In accordance with Article 8:2 of the Companies and Associations Code (CAC), general partnerships, limited partnerships, limited liability companies and cooperative societies may apply to the Minister of the Economy for approval as an "agricultural company" (entreprise agricole).

This approval as an agricultural company replaces the legal form of a 'société agricole' (which has been no longer possible since the entry into force of the CAC).

Agricultural companies existing on the date of entry into force of the CAC are presumed to be approved as an "entreprise agricole", it being understood that this presumption may be reversed by the Minister of the Economy in compliance with certain conditions (see royal decree of 28 June 2019 implementing Article 42, § 4, of the law of 23 March 2019 introducing the Companies and Associations Code and containing various provisions concerning the presumption of approval as an agricultural company and as a social company).

Conditions for approval

The conditions for obtaining approval as an agricultural company are as follows (Article 2 of the aforementioned royal decree of 28 June 2019):

1° the company's main object must be the exercise of an agricultural activity;

2° only natural persons may be partners;

3° the company must be made up of at least two partners (at least one of whom must be a managing partner);

4° the shares of the company must be registered shares of equal value;

5° the managing partner must devote at least half of his working time to the operation of the agricultural activity and derive at least half of his professional income from the active operation of the agricultural activity;

6° the general meeting of the company must have the power (i) to appoint the managing partner or partners, (ii) to terminate the mandate of managing partner subject to prior notice and (iii) to dismiss the managing partner or partners for serious reasons;

7° the consent of the general meeting of the company must be required for the transfer of shares of one or more partners in the event of death or inter vivos;

8° for any transfer of shares inter vivos, each managing partner has a right of pre-emption;

9° the consent of each managing partner must be required for any amendment to the articles of the company as well as in the case of voluntary dissolution of the company (except in the case of dismissal of one of the managing partners for serious reasons);

10° the minimum remuneration derived from the company must accrue directly to the managing partner or managing partners (provided that, if the company provides for distributions other than that remuneration, the articles of association of the company must mention the conditions and beneficiaries of those distributions).
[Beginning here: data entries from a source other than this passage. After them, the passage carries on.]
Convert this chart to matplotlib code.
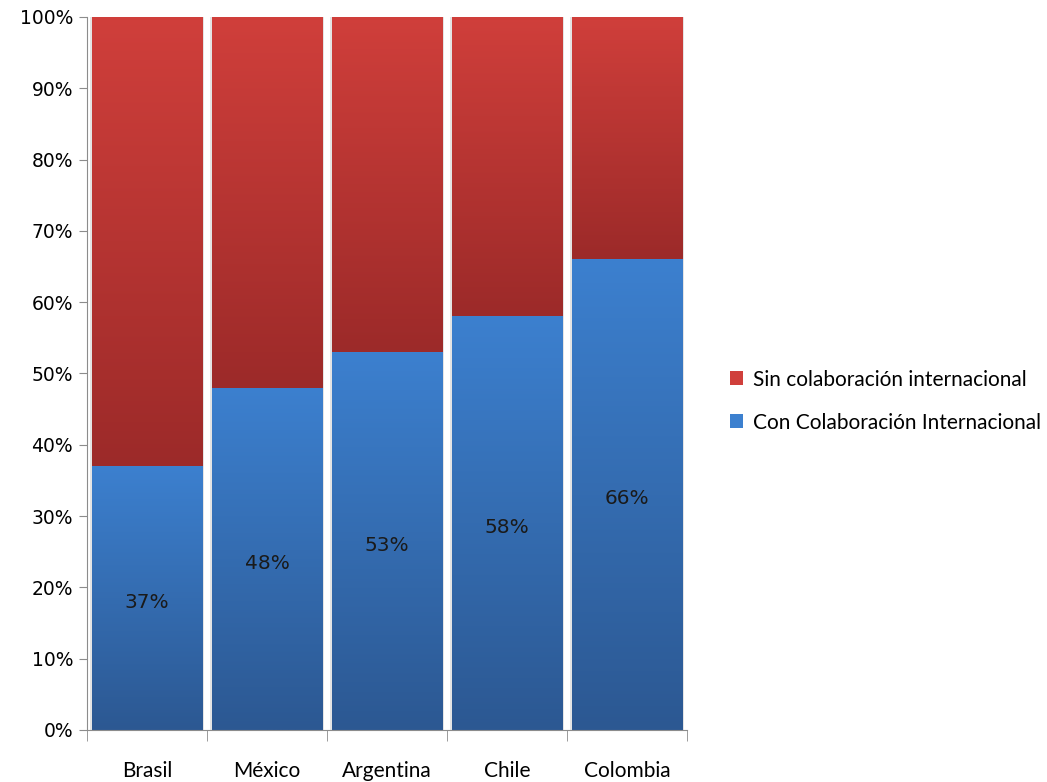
import matplotlib
matplotlib.use("Agg")
import matplotlib.pyplot as plt
import numpy as np
from matplotlib.colors import LinearSegmentedColormap
from matplotlib.patches import Patch
from matplotlib.ticker import PercentFormatter, FixedLocator, NullFormatter

# Share of publications with / without international collaboration
countries = ["Brasil", "México", "Argentina", "Chile", "Colombia"]
con_colab = [37, 48, 53, 58, 66]
sin_colab = [100 - v for v in con_colab]

label_con = "Con Colaboración Internacional"
label_sin = "Sin colaboración internacional"

# gradient ends (top colour, bottom colour) for each series
blue_grad = ("#3c80cf", "#2c5892")
red_grad = ("#d03f3b", "#9c2a29")

fig = plt.figure(figsize=(10.47, 7.82), dpi=100)
ax = fig.add_axes([0.0831, 0.0665, 0.5731, 0.9118])

x = np.arange(len(countries))
width = 0.92

# soft shadow behind each stacked column
ax.bar(x, [100] * len(x), width=width + 0.035, color="#cfcfcf", alpha=0.55, zorder=1)

bars_con = ax.bar(x, con_colab, width=width, color="none", zorder=2)
bars_sin = ax.bar(x, sin_colab, width=width, bottom=con_colab, color="none", zorder=2)


def fill_gradient(bars, colors):
    cmap = LinearSegmentedColormap.from_list("g", [colors[1], colors[0]])
    grad = np.linspace(0, 1, 256).reshape(-1, 1)
    for b in bars:
        x0, y0 = b.get_x(), b.get_y()
        im = ax.imshow(grad, cmap=cmap, aspect="auto", origin="lower",
                       extent=(x0, x0 + b.get_width(), y0, y0 + b.get_height()),
                       zorder=2)
        im.set_clip_path(b)


fill_gradient(bars_con, blue_grad)
fill_gradient(bars_sin, red_grad)

for xi, v in zip(x, con_colab):
    ax.text(xi, v / 2 - 0.6, f"{v}%", ha="center", va="center", fontsize=14.5,
            family="DejaVu Sans", color="#1a1a1a", zorder=3)

ax.set_xlim(-0.5, len(x) - 0.5)
ax.set_ylim(0, 100)
ax.set_yticks(np.arange(0, 101, 10))
ax.yaxis.set_major_formatter(PercentFormatter(decimals=0))
ax.tick_params(axis="y", length=6, color="#8c8c8c", labelsize=13.5, pad=4)
for t in ax.get_yticklabels():
    t.set_family("DejaVu Sans")

ax.set_xticks(x)
ax.set_xticklabels(countries, family="Lato", fontsize=15)
ax.tick_params(axis="x", which="major", length=0, pad=22)
ax.xaxis.set_minor_locator(FixedLocator(np.arange(-0.5, len(x), 1)))
ax.xaxis.set_minor_formatter(NullFormatter())
ax.tick_params(axis="x", which="minor", length=8, color="#8c8c8c")

for s in ("top", "right"):
    ax.spines[s].set_visible(False)
for s in ("left", "bottom"):
    ax.spines[s].set_color("#8c8c8c")
ax.set_axisbelow(False)

handles = [Patch(facecolor=red_grad[0], edgecolor="none", label=label_sin),
           Patch(facecolor=blue_grad[0], edgecolor="none", label=label_con)]
fig.legend(handles=handles, loc="center left", bbox_to_anchor=(0.679, 0.487),
           frameon=False, prop={"family": "Lato", "size": 15},
           handlelength=0.65, handleheight=0.65, handletextpad=0.45,
           labelspacing=1.1)

fig.savefig("out.png", dpi=100)
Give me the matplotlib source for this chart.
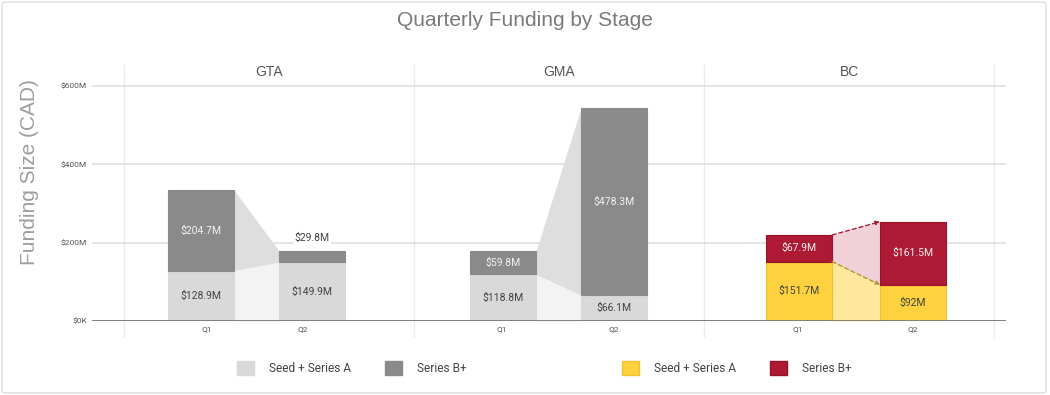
import matplotlib
matplotlib.use("Agg")
import matplotlib.pyplot as plt
from matplotlib.patches import Patch, FancyBboxPatch
import matplotlib.transforms as mtransforms

# ---------------- data ----------------
regions = ["GTA", "GMA", "BC"]
quarters = ["Q1", "Q2"]
seed_gta = [128.9, 149.9]
seriesb_gta = [204.7, 29.8]
seed_gma = [118.8, 66.1]
seriesb_gma = [59.8, 478.3]
seed_bc = [151.7, 92.0]
seriesb_bc = [67.9, 161.5]
y_ticks = [0, 200, 400, 600]
y_tick_labels = ["$0K", "$200M", "$400M", "$600M"]
legend_labels = ["Seed + Series A", "Series B+"]
title = "Quarterly Funding by Stage"
y_title = "Funding Size (CAD)"

seed_all = [seed_gta, seed_gma, seed_bc]
b_all = [seriesb_gta, seriesb_gma, seriesb_bc]

# ---------------- style / layout ----------------
plt.rcParams["font.family"] = ["Roboto", "DejaVu Sans"]
head_font = ["Liberation Sans", "DejaVu Sans"]
W, H = 1050, 395
fig = plt.figure(figsize=(W / 100, H / 100), dpi=100)


def fx(px):
    return px / W


def fy(py):
    return 1 - py / H


ax_left, ax_right, ax_top, ax_bot = 92, 1006, 65, 321
ax = fig.add_axes([fx(ax_left), fy(ax_bot), (ax_right - ax_left) / W, (ax_bot - ax_top) / H])
panel_x0, panel_w = 124, 290
ax.set_xlim((ax_left - panel_x0) / panel_w, (ax_right - panel_x0) / panel_w)
px_per_unit = 235 / 600
ax.set_ylim(0, (ax_bot - ax_top) / px_per_unit)

bar_offsets = [(0.266, 0.648), (0.307, 0.690), (0.328, 0.721)]
tick_offsets = [(0.286, 0.617), (0.303, 0.690), (0.324, 0.721)]
bar_w = 66 / panel_w

gray_style = dict(seed="#d9d9d9", b="#8a8a8a", seed_edge="#d9d9d9", b_edge="#8a8a8a",
                  seed_conn="#f3f3f3", b_conn="#dedede", line=None)
bc_style = dict(seed="#fdd23e", b="#ae1a34", seed_edge="#f2c22e", b_edge="#951429",
                seed_conn="#ffe79c", b_conn="#f0d1d7", line=("#a61d37", "#b8952a"))
styles = [gray_style, gray_style, bc_style]

dark_txt = "#424242"
light_txt = "#f2f2f2"

ax.set_axisbelow(True)
ax.yaxis.grid(True, color="#dcdcdc", lw=1.1)
ax.xaxis.grid(False)
for s in ax.spines.values():
    s.set_visible(False)
ax.axhline(0, color="#777777", lw=1.3, zorder=5)

# panel separators
for i in range(4):
    ax.axvline(i, ymin=-0.0625, ymax=1, color="#ececec", lw=1, clip_on=False, zorder=0)

blend = mtransforms.blended_transform_factory(ax.transData, ax.transAxes)
xt, xtl = [], []
for i, reg in enumerate(regions):
    st = styles[i]
    seeds = seed_all[i]
    bs = b_all[i]
    tots = [s + b for s, b in zip(seeds, bs)]
    cx = [i + o for o in bar_offsets[i]]
    # connectors
    x1 = cx[0] + bar_w / 2
    x2 = cx[1] - bar_w / 2
    ax.fill_between([x1, x2], [0, 0], seeds, color=st["seed_conn"], lw=0, zorder=1)
    ax.fill_between([x1, x2], seeds, tots, color=st["b_conn"], lw=0, zorder=1)
    if st["line"]:
        for yv, c in ((tots, st["line"][0]), (seeds, st["line"][1])):
            ax.annotate("", xy=(x2, yv[1]), xytext=(x1, yv[0]),
                        arrowprops=dict(arrowstyle="-|>", linestyle=(0, (3, 2)), color=c,
                                        lw=1, mutation_scale=6, shrinkA=0, shrinkB=0),
                        zorder=3)
    # bars
    ax.bar(cx, seeds, width=bar_w, color=st["seed"], edgecolor=st["seed_edge"], lw=0.8, zorder=2)
    ax.bar(cx, bs, bottom=seeds, width=bar_w, color=st["b"], edgecolor=st["b_edge"], lw=0.8, zorder=2)
    # labels
    for j in range(2):
        ax.text(cx[j], seeds[j] / 2, f"${seeds[j]:g}M", ha="center", va="center",
                fontsize=7.5, color=dark_txt, zorder=6)
        if bs[j] >= 45:
            ax.text(cx[j], seeds[j] + bs[j] / 2, f"${bs[j]:g}M", ha="center", va="center",
                    fontsize=7.5, color=light_txt, zorder=6)
        else:
            ax.annotate(f"${bs[j]:g}M", xy=(cx[j], tots[j]), xytext=(0, 9),
                        textcoords="offset points", ha="center", va="center",
                        fontsize=7.5, color=dark_txt, zorder=6,
                        bbox=dict(fc="white", ec="none", pad=1))
    # panel title
    ax.text(i + 0.5, (ax_bot - 72) / (ax_bot - ax_top), reg, transform=blend,
            ha="center", va="center", fontsize=10, color="#555555", family=head_font)
    for j in range(2):
        xt.append(i + tick_offsets[i][j])
        xtl.append(quarters[j])

ax.set_yticks(y_ticks, y_tick_labels)
ax.set_xticks(xt, xtl)
ax.tick_params(axis="y", length=0, pad=3.6, labelsize=6, labelcolor="#555555")
ax.tick_params(axis="x", length=0, pad=3.6, labelsize=6, labelcolor="#555555")

# titles
fig.text(0.5, fy(20), title, ha="center", va="center", fontsize=15, color="#7a7a7a",
         family=head_font)
fig.text(fx(30), fy(172), y_title, ha="center", va="center", rotation=90,
         fontsize=15, color="#9e9e9e", family=head_font)

# legends
for st, cxp in ((gray_style, 352), (bc_style, 737)):
    handles = [Patch(facecolor=st["seed"], edgecolor=st["seed_edge"]),
               Patch(facecolor=st["b"], edgecolor=st["b_edge"])]
    fig.legend(handles, legend_labels, loc="center", bbox_to_anchor=(fx(cxp), fy(368)),
               ncol=2, frameon=False, fontsize=8.6, labelcolor="#444444",
               handlelength=1.4, handleheight=1.4, handletextpad=1.3,
               columnspacing=2.8, borderpad=0)

# outer border
fig.patches.append(FancyBboxPatch((fx(2), fy(393)), 1044 / W, 391 / H,
                                  boxstyle="round,pad=0,rounding_size=0.004",
                                  transform=fig.transFigure, fc="none", ec="#dddddd", lw=1))

fig.savefig("out.png", dpi=100)
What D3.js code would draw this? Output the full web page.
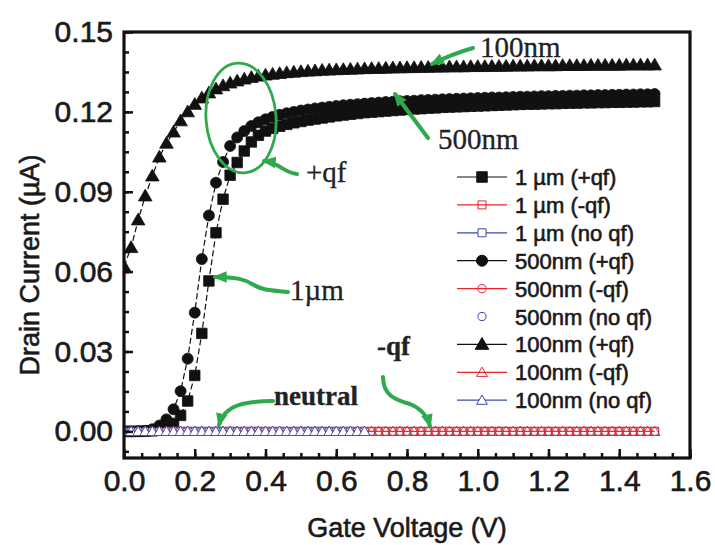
<!DOCTYPE html>
<html>
<head>
    <title>Drain Current vs Gate Voltage</title>
    <script src="https://d3js.org/d3.v7.min.js"></script>
    <style>
        body {
            margin: 0;
            background-color: white;
        }
        svg text {
            font-family: "Liberation Sans", Arial, sans-serif;
            fill: #1a1a1a;
            stroke: #1a1a1a;
            stroke-width: 0.6px;
        }
        svg text.note {
            font-family: "Liberation Serif", "Times New Roman", serif;
            fill: #222;
            stroke: #222;
            stroke-width: 0.3px;
        }
        .domain { display: none; }
    </style>
</head>
<body>
    <div id="chart"></div>
    <script>
        // gate voltage sweep (V)
        const voltage = [0.00, 0.02, 0.04, 0.06, 0.08, 0.10, 0.12, 0.14, 0.16, 0.18,
            0.20, 0.22, 0.24, 0.26, 0.28, 0.30, 0.32, 0.34, 0.36, 0.38,
            0.40, 0.42, 0.44, 0.46, 0.48, 0.50, 0.52, 0.54, 0.56, 0.58,
            0.60, 0.62, 0.64, 0.66, 0.68, 0.70, 0.72, 0.74, 0.76, 0.78,
            0.80, 0.82, 0.84, 0.86, 0.88, 0.90, 0.92, 0.94, 0.96, 0.98,
            1.00, 1.02, 1.04, 1.06, 1.08, 1.10, 1.12, 1.14, 1.16, 1.18,
            1.20, 1.22, 1.24, 1.26, 1.28, 1.30, 1.32, 1.34, 1.36, 1.38,
            1.40, 1.42, 1.44, 1.46, 1.48, 1.50];

        // drain current (uA), +qf
        const iPos1um = [0.0000, 0.0000, 0.0000, 0.0001, 0.0002, 0.0005, 0.0012, 0.0030, 0.0060, 0.0114,
            0.0210, 0.0368, 0.0565, 0.0746, 0.0872, 0.0962, 0.1010, 0.1053, 0.1087, 0.1112,
            0.1128, 0.1138, 0.1146, 0.1153, 0.1159, 0.1164, 0.1169, 0.1173, 0.1177, 0.1181,
            0.1185, 0.1188, 0.1191, 0.1194, 0.1197, 0.1199, 0.1201, 0.1203, 0.1205, 0.1207,
            0.1209, 0.1211, 0.1212, 0.1214, 0.1215, 0.1217, 0.1218, 0.1219, 0.1220, 0.1221,
            0.1222, 0.1223, 0.1224, 0.1225, 0.1226, 0.1227, 0.1228, 0.1229, 0.1229, 0.1230,
            0.1231, 0.1231, 0.1232, 0.1233, 0.1233, 0.1234, 0.1234, 0.1235, 0.1235, 0.1236,
            0.1236, 0.1237, 0.1237, 0.1238, 0.1238, 0.1239];

        const iPos500nm = [0.0000, 0.0000, 0.0001, 0.0002, 0.0008, 0.0022, 0.0045, 0.0083, 0.0151, 0.0273,
            0.0446, 0.0647, 0.0811, 0.0934, 0.1012, 0.1072, 0.1104, 0.1128, 0.1147, 0.1161,
            0.1172, 0.1181, 0.1189, 0.1195, 0.1200, 0.1205, 0.1209, 0.1213, 0.1216, 0.1219,
            0.1222, 0.1225, 0.1227, 0.1229, 0.1231, 0.1233, 0.1235, 0.1237, 0.1238, 0.1240,
            0.1241, 0.1242, 0.1244, 0.1245, 0.1246, 0.1247, 0.1248, 0.1249, 0.1250, 0.1251,
            0.1252, 0.1253, 0.1254, 0.1254, 0.1255, 0.1256, 0.1257, 0.1257, 0.1258, 0.1259,
            0.1259, 0.1260, 0.1260, 0.1261, 0.1261, 0.1262, 0.1262, 0.1263, 0.1263, 0.1264,
            0.1264, 0.1265, 0.1265, 0.1266, 0.1266, 0.1267];

        const iPos100nm = [0.0620, 0.0690, 0.0794, 0.0884, 0.0959, 0.1030, 0.1082, 0.1124, 0.1166, 0.1200,
            0.1228, 0.1252, 0.1271, 0.1286, 0.1298, 0.1308, 0.1316, 0.1323, 0.1329, 0.1334,
            0.1338, 0.1341, 0.1344, 0.1347, 0.1349, 0.1351, 0.1353, 0.1354, 0.1356, 0.1357,
            0.1358, 0.1359, 0.1360, 0.1361, 0.1362, 0.1363, 0.1363, 0.1364, 0.1365, 0.1365,
            0.1366, 0.1366, 0.1367, 0.1367, 0.1368, 0.1368, 0.1369, 0.1369, 0.1369, 0.1370,
            0.1370, 0.1370, 0.1371, 0.1371, 0.1371, 0.1372, 0.1372, 0.1372, 0.1373, 0.1373,
            0.1373, 0.1373, 0.1374, 0.1374, 0.1374, 0.1374, 0.1375, 0.1375, 0.1375, 0.1375,
            0.1375, 0.1376, 0.1376, 0.1376, 0.1376, 0.1376];

        // -qf and no qf stay at zero for every length
        const iNegQf = [0, 0, 0, 0, 0, 0, 0, 0, 0, 0, 0, 0, 0, 0, 0, 0, 0, 0, 0, 0,
            0, 0, 0, 0, 0, 0, 0, 0, 0, 0, 0, 0, 0, 0, 0, 0, 0, 0, 0, 0,
            0, 0, 0, 0, 0, 0, 0, 0, 0, 0, 0, 0, 0, 0, 0, 0, 0, 0, 0, 0,
            0, 0, 0, 0, 0, 0, 0, 0, 0, 0, 0, 0, 0, 0, 0, 0];
        const iNoQf = [0, 0, 0, 0, 0, 0, 0, 0, 0, 0, 0, 0, 0, 0, 0, 0, 0, 0, 0, 0,
            0, 0, 0, 0, 0, 0, 0, 0, 0, 0, 0, 0, 0, 0, 0, 0, 0, 0, 0, 0,
            0, 0, 0, 0, 0, 0, 0, 0, 0, 0, 0, 0, 0, 0, 0, 0, 0, 0, 0, 0,
            0, 0, 0, 0, 0, 0, 0, 0, 0, 0, 0, 0, 0, 0, 0, 0];

        const xTicks = [0.0, 0.2, 0.4, 0.6, 0.8, 1.0, 1.2, 1.4, 1.6];
        const yTicks = [0.00, 0.03, 0.06, 0.09, 0.12, 0.15];

        const RED = "#e8272c", BLUE = "#3a4ba6", GREEN = "#2eaa4c";

        // legend order = draw order
        const series = [
            { label: "1 \u00b5m (+qf)", y: iPos1um, shape: "square", color: "#111", fill: "#111", dash: "6,3", line: true, maxV: 1.5 },
            { label: "1 \u00b5m (-qf)", y: iNegQf, shape: "square", color: RED, fill: "none", dash: null, line: true, maxV: 1.5 },
            { label: "1 \u00b5m (no qf)", y: iNoQf, shape: "square", color: BLUE, fill: "white", dash: null, line: true, maxV: 1.5 },
            { label: "500nm (+qf)", y: iPos500nm, shape: "circle", color: "#111", fill: "#111", dash: "6,3", line: true, maxV: 1.5 },
            { label: "500nm (-qf)", y: iNegQf, shape: "circle", color: RED, fill: "none", dash: null, line: true, maxV: 1.5 },
            { label: "500nm (no qf)", y: iNoQf, shape: "circle", color: BLUE, fill: "white", dash: null, line: false, maxV: 0.68 },
            { label: "100nm (+qf)", y: iPos100nm, shape: "triangle", color: "#111", fill: "#111", dash: "6,3", line: true, maxV: 1.5 },
            { label: "100nm (-qf)", y: iNegQf, shape: "triangle", color: RED, fill: "none", dash: null, line: true, maxV: 1.5 },
            { label: "100nm (no qf)", y: iNoQf, shape: "triangle", color: BLUE, fill: "white", dash: null, line: true, maxV: 0.68 }
        ];

        const width = 715, height = 545;
        const margin = { left: 124, right: 25, top: 32, bottom: 87 };

        const svg = d3.select("#chart").append("svg")
            .attr("width", width)
            .attr("height", height);

        const x = d3.scaleLinear().domain([0, 1.6]).range([margin.left, width - margin.right]);
        const y = d3.scaleLinear().domain([-0.01, 0.15]).range([height - margin.bottom, margin.top]);

        const symbols = {
            square: d3.symbolSquare,
            circle: d3.symbolCircle,
            triangle: d3.symbolTriangle
        };

        function markerPath(shape, big) {
            const area = {
                square: big ? 110 : 64,
                circle: big ? 95 : 52,
                triangle: big ? 80 : 50
            }[shape];
            return d3.symbol().type(symbols[shape]).size(area)();
        }

        svg.append("clipPath").attr("id", "plot-clip")
            .append("rect")
            .attr("x", x(0)).attr("y", y(0.15))
            .attr("width", x(1.6) - x(0)).attr("height", y(-0.01) - y(0.15));

        const plot = svg.append("g").attr("clip-path", "url(#plot-clip)");

        const line = d3.line()
            .x(d => x(d[0]))
            .y(d => y(d[1]));

        series.forEach(s => {
            const pts = voltage.map((v, i) => [v, s.y[i]]).filter(d => d[0] <= s.maxV + 1e-9);
            const big = s.fill !== "none" && s.fill !== "white";
            if (s.line) {
                plot.append("path")
                    .datum(pts)
                    .attr("d", line)
                    .attr("fill", "none")
                    .attr("stroke", s.color)
                    .attr("stroke-width", big ? 1.2 : 1)
                    .attr("stroke-dasharray", s.dash);
            }
            plot.append("g")
                .selectAll("path")
                .data(pts)
                .enter()
                .append("path")
                .attr("d", markerPath(s.shape, big))
                .attr("transform", d => `translate(${x(d[0])},${y(d[1]) + (s.shape === "triangle" ? 1 : 0)})`)
                .attr("fill", s.fill)
                .attr("stroke", s.color)
                .attr("stroke-width", big ? 0.8 : 0.9);
        });

        // axes: ticks point inward
        const xMinor = d3.range(0, 1.6001, 0.05);
        const yMinor = d3.range(-0.0075, 0.1501, 0.0075);

        svg.append("g")
            .attr("transform", `translate(0,${y(-0.01)})`)
            .call(d3.axisBottom(x).tickValues(xMinor).tickSize(-5).tickFormat(""))
            .selectAll("line").attr("stroke", "#111").attr("stroke-width", 2.5);

        const xAxis = svg.append("g")
            .attr("transform", `translate(0,${y(-0.01)})`)
            .call(d3.axisBottom(x).tickValues(xTicks).tickSize(-9).tickPadding(12).tickFormat(d3.format(".1f")));
        xAxis.selectAll("line").attr("stroke", "#111").attr("stroke-width", 2.5);
        xAxis.selectAll("text").style("font-size", "30px").attr("fill", null);

        svg.append("g")
            .attr("transform", `translate(${x(0)},0)`)
            .call(d3.axisLeft(y).tickValues(yMinor).tickSize(-5).tickFormat(""))
            .selectAll("line").attr("stroke", "#111").attr("stroke-width", 2.5);

        const yAxis = svg.append("g")
            .attr("transform", `translate(${x(0)},0)`)
            .call(d3.axisLeft(y).tickValues(yTicks).tickSize(-9).tickPadding(11).tickFormat(d3.format(".2f")));
        yAxis.selectAll("line").attr("stroke", "#111").attr("stroke-width", 2.5);
        yAxis.selectAll("text").style("font-size", "30px").attr("fill", null);

        // frame
        svg.append("rect")
            .attr("x", x(0)).attr("y", y(0.15))
            .attr("width", x(1.6) - x(0)).attr("height", y(-0.01) - y(0.15))
            .attr("fill", "none")
            .attr("stroke", "#111")
            .attr("stroke-width", 3.2);

        // axis titles
        svg.append("text")
            .attr("x", (x(0) + x(1.6)) / 2)
            .attr("y", 537)
            .attr("text-anchor", "middle")
            .style("font-size", "27px")
            .text("Gate Voltage (V)");

        svg.append("text")
            .attr("transform", "translate(39,265) rotate(-90)")
            .attr("text-anchor", "middle")
            .style("font-size", "27px")
            .text("Drain Current (\u00b5A)");

        // legend
        const legend = svg.append("g").attr("transform", "translate(457,177)");
        series.forEach((s, i) => {
            const row = legend.append("g").attr("transform", `translate(0,${i * 27.9})`);
            const big = s.fill !== "none" && s.fill !== "white";
            if (s.line) {
                row.append("line")
                    .attr("x1", 0).attr("x2", 50)
                    .attr("stroke", s.color)
                    .attr("stroke-width", 1.2);
            }
            row.append("path")
                .attr("d", markerPath(s.shape, big))
                .attr("transform", `translate(25,${s.shape === "triangle" ? 1 : 0})`)
                .attr("fill", s.fill)
                .attr("stroke", s.color)
                .attr("stroke-width", 1);
            row.append("text")
                .attr("x", 58)
                .attr("y", 8)
                .style("font-size", "22px")
                .text(s.label);
        });

        // green annotations
        const defs = svg.append("defs");
        defs.append("marker")
            .attr("id", "head")
            .attr("markerUnits", "userSpaceOnUse")
            .attr("viewBox", "0 0 12 10")
            .attr("refX", 10).attr("refY", 5)
            .attr("markerWidth", 14).attr("markerHeight", 12)
            .attr("orient", "auto")
            .append("path")
            .attr("d", "M0,0 L12,5 L0,10 Z")
            .attr("fill", GREEN);

        const arrows = [
            "M473,48 Q452,54 432,64",
            "M428,138 L395,94",
            "M297,174 C284,173 280,163 264,161",
            "M288,292 C268,290 262,290 252,284 C244,279 235,277 215,277",
            "M273,401 C245,401 224,405 219,425",
            "M383,377 C383,395 395,400 410,404 C420,408 427,415 430,426"
        ];
        arrows.forEach(d => {
            svg.append("path")
                .attr("d", d)
                .attr("fill", "none")
                .attr("stroke", GREEN)
                .attr("stroke-width", 4)
                .attr("stroke-linecap", "round")
                .attr("marker-end", "url(#head)");
        });

        svg.append("ellipse")
            .attr("cx", 241).attr("cy", 118)
            .attr("rx", 35).attr("ry", 55)
            .attr("transform", "rotate(-4,241,118)")
            .attr("fill", "none")
            .attr("stroke", GREEN)
            .attr("stroke-width", 2.8);

        const notes = [
            { t: "100nm", x: 480, y: 57, bold: false },
            { t: "500nm", x: 438, y: 149, bold: false },
            { t: "+qf", x: 306, y: 182, bold: false },
            { t: "1\u00b5m", x: 290, y: 300, bold: false },
            { t: "neutral", x: 274, y: 405, bold: true },
            { t: "-qf", x: 377, y: 355, bold: true }
        ];
        notes.forEach(n => {
            svg.append("text")
                .attr("class", "note")
                .attr("x", n.x).attr("y", n.y)
                .style("font-size", n.bold ? "27px" : "29px")
                .style("font-weight", n.bold ? "bold" : "normal")
                .text(n.t);
        });
    </script>
</body>
</html>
Procedure and duration of approval

The application for approval must be submitted by post or e-mail using an application form (DOC, 41.5 KB) which can be downloaded from the FPS Economy website. The application for approval must be accompanied by:

1° proof of incorporation of the company;

2° a copy of the coordinated articles of association of the company;

3° where applicable, a copy of the company's internal rules and regulations;

4° the minutes of the last general meeting of the company.

Companies that meet the conditions for approval are approved for an indefinite period. The approval remains valid as long as their articles of association, operations and activities remain in conformity with these conditions. Regular checks are organised in this regard by officials from the FPS Economy.